Des potences furent dressées place al-Marjeh à Damas et place al-Burj à Beyrouth pour procéder aux pendaisons publiques de ces dirigeants nationalistes, parmi lesquels des intellectuels, des hommes politiques, des journalistes, d’anciens parlementaires et même un prêtre chrétien. Ceux qui échappèrent à l’arrestation furent condamnés à mort par contumace. À ce jour, le 6 mai 1916, connu sous le nom de Jour des Martyrs, reste gravé dans la mémoire arabe pour sa profonde signification nationale et politique.

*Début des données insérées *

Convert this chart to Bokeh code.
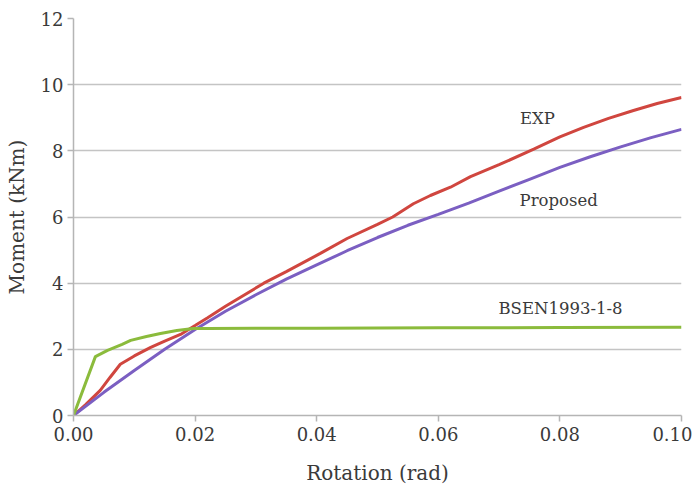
from bokeh.plotting import figure
from bokeh.models import Range1d, FixedTicker, NumeralTickFormatter, ColumnDataSource
from bokeh.embed import file_html
from bokeh.resources import INLINE
from bokeh.core.properties import value

# Moment-rotation curves (rotation in rad, moment in kNm)
exp_rot = [0.0, 0.002, 0.0044, 0.006, 0.0077, 0.010, 0.0127, 0.015, 0.0176, 0.020,
           0.022, 0.025, 0.0313, 0.035, 0.0406, 0.045, 0.050, 0.0525, 0.0559, 0.0587,
           0.062, 0.0653, 0.070, 0.0757, 0.080, 0.0839, 0.088, 0.0921, 0.096, 0.100]
exp_mom = [0.0, 0.33, 0.76, 1.15, 1.55, 1.80, 2.06, 2.25, 2.45, 2.72,
           2.95, 3.30, 4.00, 4.35, 4.90, 5.35, 5.78, 6.00, 6.40, 6.65,
           6.90, 7.22, 7.58, 8.05, 8.42, 8.71, 8.98, 9.22, 9.43, 9.61]

prop_rot = [0.0, 0.005, 0.010, 0.015, 0.020, 0.025, 0.030, 0.035, 0.040, 0.045,
            0.050, 0.055, 0.060, 0.065, 0.070, 0.075, 0.080, 0.085, 0.090, 0.095, 0.100]
prop_mom = [0.0, 0.70, 1.36, 2.00, 2.60, 3.15, 3.65, 4.12, 4.55, 4.98,
            5.38, 5.75, 6.08, 6.42, 6.78, 7.14, 7.50, 7.82, 8.12, 8.40, 8.65]

bsen_rot = [0.0, 0.0036, 0.0056, 0.008, 0.0094, 0.012, 0.0143, 0.017, 0.0197,
            0.022, 0.040, 0.060, 0.080, 0.100]
bsen_mom = [0.0, 1.78, 1.97, 2.15, 2.27, 2.39, 2.48, 2.57, 2.63,
            2.63, 2.64, 2.65, 2.66, 2.67]

x_ticks = [0.0, 0.02, 0.04, 0.06, 0.08, 0.10]
y_ticks = [0, 2, 4, 6, 8, 10, 12]

curve_labels = ["EXP", "Proposed", "BSEN1993-1-8"]
label_x = [0.0763, 0.0798, 0.0801]
label_y = [8.98, 6.50, 3.23]

FONT = "DejaVu Serif"
TEXT = "#3a3a3a"

p = figure(width=692, height=489, output_backend="svg", toolbar_location=None,
           x_range=Range1d(0, 0.1), y_range=Range1d(0, 12),
           min_border_left=73, min_border_right=11, min_border_top=18, min_border_bottom=74)
p.outline_line_color = None
p.background_fill_color = "white"

p.line(exp_rot, exp_mom, line_color="#d0463f", line_width=3)
p.line(prop_rot, prop_mom, line_color="#7b5fc2", line_width=3)
p.line(bsen_rot, bsen_mom, line_color="#8bbb3c", line_width=3)

src = ColumnDataSource(dict(x=label_x, y=label_y, t=curve_labels))
p.text(x="x", y="y", text="t", source=src, text_font=value(FONT), text_font_size="16.5px",
       text_color=TEXT, text_align="center", text_baseline="middle")

p.xaxis.ticker = FixedTicker(ticks=x_ticks)
p.yaxis.ticker = FixedTicker(ticks=y_ticks)
p.xaxis.formatter = NumeralTickFormatter(format="0.00")
p.xgrid.grid_line_color = None
p.ygrid.grid_line_color = "#c4c4c4"
p.ygrid.grid_line_width = 1.5
p.ygrid.ticker = FixedTicker(ticks=y_ticks)

for ax in (p.xaxis, p.yaxis):
    ax.axis_line_color = "#b5b5b5"
    ax.axis_line_width = 1.5
    ax.major_tick_line_color = "#b5b5b5"
    ax.major_tick_line_width = 1.5
    ax.major_tick_in = 0
    ax.major_tick_out = 6
    ax.minor_tick_line_color = None
    ax.major_label_text_font = FONT
    ax.major_label_text_font_size = "18px"
    ax.major_label_text_color = TEXT
    ax.axis_label_text_font = FONT
    ax.axis_label_text_font_style = "normal"
    ax.axis_label_text_color = TEXT

p.xaxis.axis_label = "Rotation (rad)"
p.yaxis.axis_label = "Moment (kNm)"
p.xaxis.axis_label_text_font_size = "20px"
p.yaxis.axis_label_text_font_size = "20px"
p.xaxis.major_label_standoff = 5
p.xaxis.axis_label_standoff = 17
p.yaxis.major_label_standoff = 4
p.yaxis.axis_label_standoff = 9

open("out.html", "w").write(file_html(p, INLINE))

Damas et Beyrouth furent parmi les premières villes à connaître les Lumières et l’essor de la pensée nationaliste arabe. Les personnes exécutées représentaient l’élite intellectuelle et idéologique du mouvement, et l’objectif était de décapiter le nationalisme arabe en éliminant ses dirigeants. Ahmad Djamal Pacha [ou Ahmed Cemal Paşa] perpétra ces atrocités sous prétexte de défendre la structure centrale de l’État ottoman et de promouvoir le nationalisme turc. Il cherchait également à imposer la langue et la culture turques à la population arabe.

Cependant, ces exécutions n’ont pas réussi à réprimer la population. Au contraire, elles ont suscité un esprit de résistance et une prise de conscience politique. Ces événements ont laissé une cicatrice profonde et durable dans la conscience arabe et ne sont jamais tombés dans l’oubli. Ils ont été le catalyseur du mouvement arabe Nahda (Renaissance) et ont renforcé l’idée répandue selon laquelle « les Turcs ont occupé les terres arabes pendant 400 ans, exploité leurs ressources, exécuté leurs dirigeants et corrompu leur religion, notamment en imposant la laïcité ».

Un mois seulement après les exécutions du 6 mai, la Grande Révolte arabe éclata le 10 juin 1916, menée par le chérif Hussein. Le Liban et la Syrie devinrent des champs de bataille majeurs dans la lutte contre la domination ottomane, qui se termina par la défaite de l’empire en 1918.